Of German origin, Guillaume Beneman worked as a non-guild member on rue du Faubourg Saint-Antoine. He received orders from the Royal Garde-Meuble, even before obtaining his master's in 1785. Rapidly displacing Jean-Henri Riesener as ordinary cabinet-maker to the Crown furniture, he produced luxurious house fittings for the ceremonial apartments starting with the flat desk for Louis XVI's library at Fontainebleau (Musée du Louvre, inv. OA 5329), the commode executed for Madame Thierry de Ville d'Avray's bedroom in Paris (Musée du Louvre, inv. OA 5504). Other productions of more modest proportions and simpler lines, like the commode delivered in 1787 for the Dauphin's bedroom at Versailles (Versailles Château and Trianon, inv. V 5370), demonstrate his expertise.
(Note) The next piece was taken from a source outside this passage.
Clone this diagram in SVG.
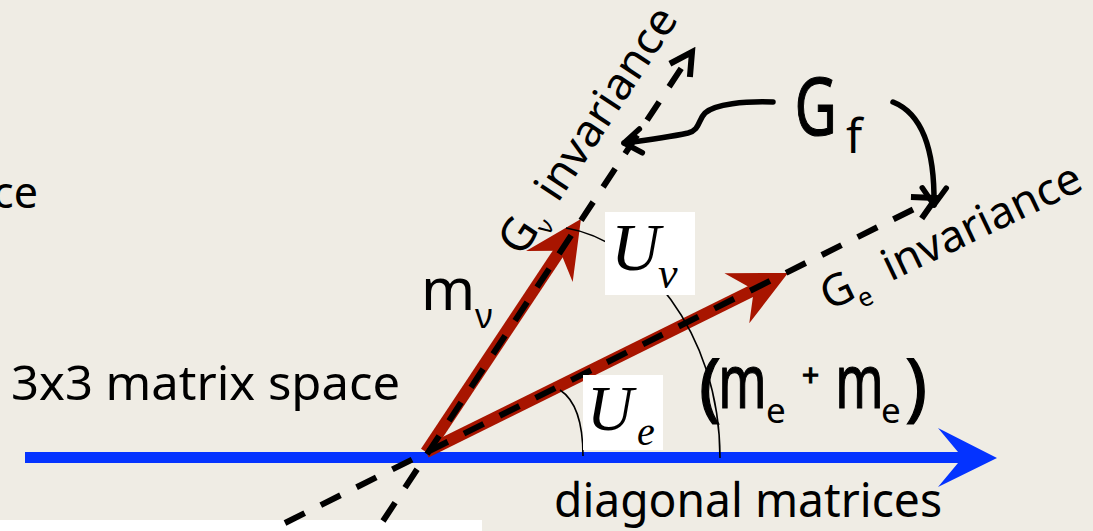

Mahogany remained the wood essence that he used most frequently, allowing contrasts with the applied bronzes. He then collaborated with renowned bronze artisans such as Thomire, Ravrio, Forestier, and Feuchère. The important frieze of acanthus foliage and grained vine-tendrils present in the upper part of our commode-secretary is a model similar to one he used for two of the commodes that he transformed in 1786 under Jean Hauré's direction for the Queen's bedroom at Château of Fontainebleau (inv. OA 5301 and 5302). The rodding with waterleaves outlining the drawers are frequent in his work. The secretary and the commode from the Hermitage Palace in St. Petersburg, sold by Sotheby's, London on 17 April 1964, lots 117 and 118, also prove this usage.
Beneman collaborated for this secrétaire en commode with Victor-Jean-Gabriel Chavignau, a cabinetmaker who worked rue de Charonne and who always used high quality of mahogany veneers.